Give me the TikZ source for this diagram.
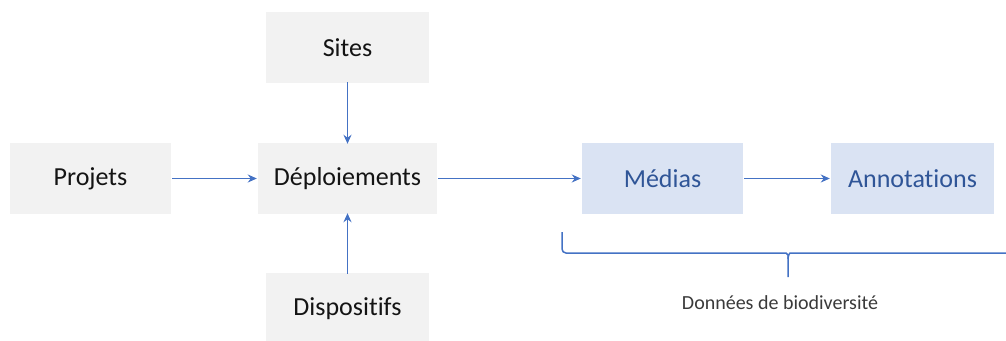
\documentclass[tikz,border=0pt]{standalone}
\usepackage{fontspec}
\setmainfont{Carlito}[Ligatures=NoCommon]
\usetikzlibrary{arrows.meta}
\definecolor{boxgrey}{HTML}{F2F2F2}
\definecolor{boxblue}{HTML}{DAE3F3}
\definecolor{txtblue}{HTML}{2F5597}
\definecolor{linkblue}{HTML}{4472C4}
\definecolor{txtdark}{HTML}{141414}
\definecolor{txtgrey}{HTML}{3A3A3A}
\begin{document}
\begin{tikzpicture}[x=1pt,y=-1pt,
  greybox/.style={fill=boxgrey,draw=none,minimum width=161pt,minimum height=71pt,inner sep=0pt,text=txtdark,font=\fontsize{26}{30}\selectfont},
  bluebox/.style={fill=boxblue,draw=none,minimum width=161pt,minimum height=71pt,inner sep=0pt,text=txtblue,font=\fontsize{26}{30}\selectfont},
  link/.style={draw=linkblue,line width=1.5pt,-{Stealth[length=9pt,width=8pt]}},
  brace/.style={draw=linkblue,line width=1.5pt,rounded corners=4pt}]
\clip (0,0) rectangle (1006,340);
\useasboundingbox (0,0) rectangle (1006,340);
\node[greybox] (projets) at (90.5,178.5) {Projets};
\node[greybox,minimum width=179pt] (deploi) at (347.5,178.5) {Déploiements};
\node[greybox,minimum width=163pt] (sites) at (347.5,47.5) {Sites};
\node[greybox,minimum width=163pt] (dispo) at (347.5,308.5) {Dispositifs};
\node[bluebox] (medias) at (662.5,178.5) {Médias};
\node[bluebox,minimum width=163pt] (annot) at (912.5,178.5) {Annotations};
\draw[link] ([xshift=1pt]projets.east) -- ([xshift=-1pt]deploi.west);
\draw[link] ([xshift=1pt]deploi.east) -- ([xshift=-1pt]medias.west);
\draw[link] ([xshift=1pt]medias.east) -- ([xshift=-1pt]annot.west);
\draw[link] ([yshift=1pt]sites.south) -- ([yshift=-1pt]deploi.north);
\draw[link] ([yshift=-1pt]dispo.north) -- ([yshift=1pt]deploi.south);
\coordinate (bl) at (562,232);
\coordinate (bm) at (788,277);
\coordinate (br) at (1012,253);
\draw[brace] (bl) -- (562,253) -- (782,253) .. controls (786,253) and (788,255) .. (788,259) -- (bm);
\draw[brace] (788,259) .. controls (788,255) and (790,253) .. (794,253) -- (br);
\node[text=txtgrey,font=\fontsize{20}{24}\selectfont] (donnees) at (780,303) {Données de biodiversité};
\end{tikzpicture}
\end{document}
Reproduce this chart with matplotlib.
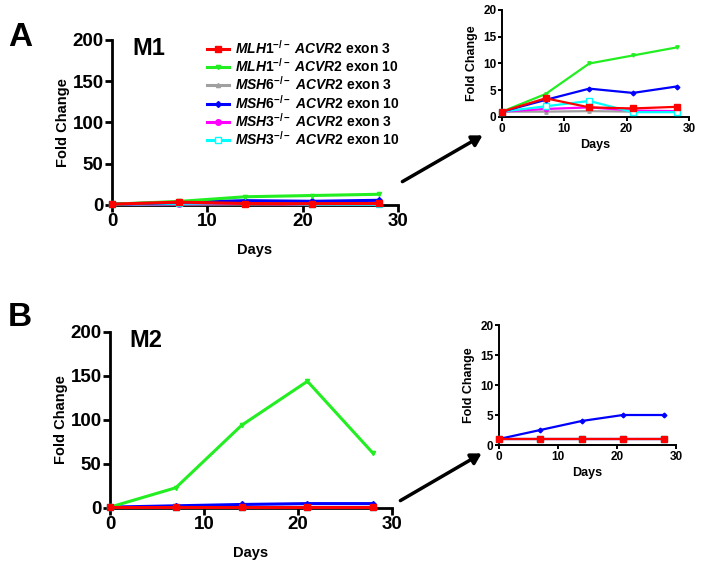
━━━━━━━━━━
== What is expected ==
Transcribe all of the material exactly, leaving out whatever pictures it contains.

== Written response ==
Give me the TikZ source for this diagram.
\documentclass[tikz,border=0pt]{standalone}
\usepackage{fontspec}
\setmainfont{Carlito}[Ligatures=NoCommon]
\usetikzlibrary{arrows.meta}
\definecolor{boxgrey}{HTML}{F2F2F2}
\definecolor{boxblue}{HTML}{DAE3F3}
\definecolor{txtblue}{HTML}{2F5597}
\definecolor{linkblue}{HTML}{4472C4}
\definecolor{txtdark}{HTML}{141414}
\definecolor{txtgrey}{HTML}{3A3A3A}
\begin{document}
\begin{tikzpicture}[x=1pt,y=-1pt,
  greybox/.style={fill=boxgrey,draw=none,minimum width=161pt,minimum height=71pt,inner sep=0pt,text=txtdark,font=\fontsize{26}{30}\selectfont},
  bluebox/.style={fill=boxblue,draw=none,minimum width=161pt,minimum height=71pt,inner sep=0pt,text=txtblue,font=\fontsize{26}{30}\selectfont},
  link/.style={draw=linkblue,line width=1.5pt,-{Stealth[length=9pt,width=8pt]}},
  brace/.style={draw=linkblue,line width=1.5pt,rounded corners=4pt}]
\clip (0,0) rectangle (1006,340);
\useasboundingbox (0,0) rectangle (1006,340);
\node[greybox] (projets) at (90.5,178.5) {Projets};
\node[greybox,minimum width=179pt] (deploi) at (347.5,178.5) {Déploiements};
\node[greybox,minimum width=163pt] (sites) at (347.5,47.5) {Sites};
\node[greybox,minimum width=163pt] (dispo) at (347.5,308.5) {Dispositifs};
\node[bluebox] (medias) at (662.5,178.5) {Médias};
\node[bluebox,minimum width=163pt] (annot) at (912.5,178.5) {Annotations};
\draw[link] ([xshift=1pt]projets.east) -- ([xshift=-1pt]deploi.west);
\draw[link] ([xshift=1pt]deploi.east) -- ([xshift=-1pt]medias.west);
\draw[link] ([xshift=1pt]medias.east) -- ([xshift=-1pt]annot.west);
\draw[link] ([yshift=1pt]sites.south) -- ([yshift=-1pt]deploi.north);
\draw[link] ([yshift=-1pt]dispo.north) -- ([yshift=1pt]deploi.south);
\coordinate (bl) at (562,232);
\coordinate (bm) at (788,277);
\coordinate (br) at (1012,253);
\draw[brace] (bl) -- (562,253) -- (782,253) .. controls (786,253) and (788,255) .. (788,259) -- (bm);
\draw[brace] (788,259) .. controls (788,255) and (790,253) .. (794,253) -- (br);
\node[text=txtgrey,font=\fontsize{20}{24}\selectfont] (donnees) at (780,303) {Données de biodiversité};
\end{tikzpicture}
\end{document}
Reproduce this chart with matplotlib.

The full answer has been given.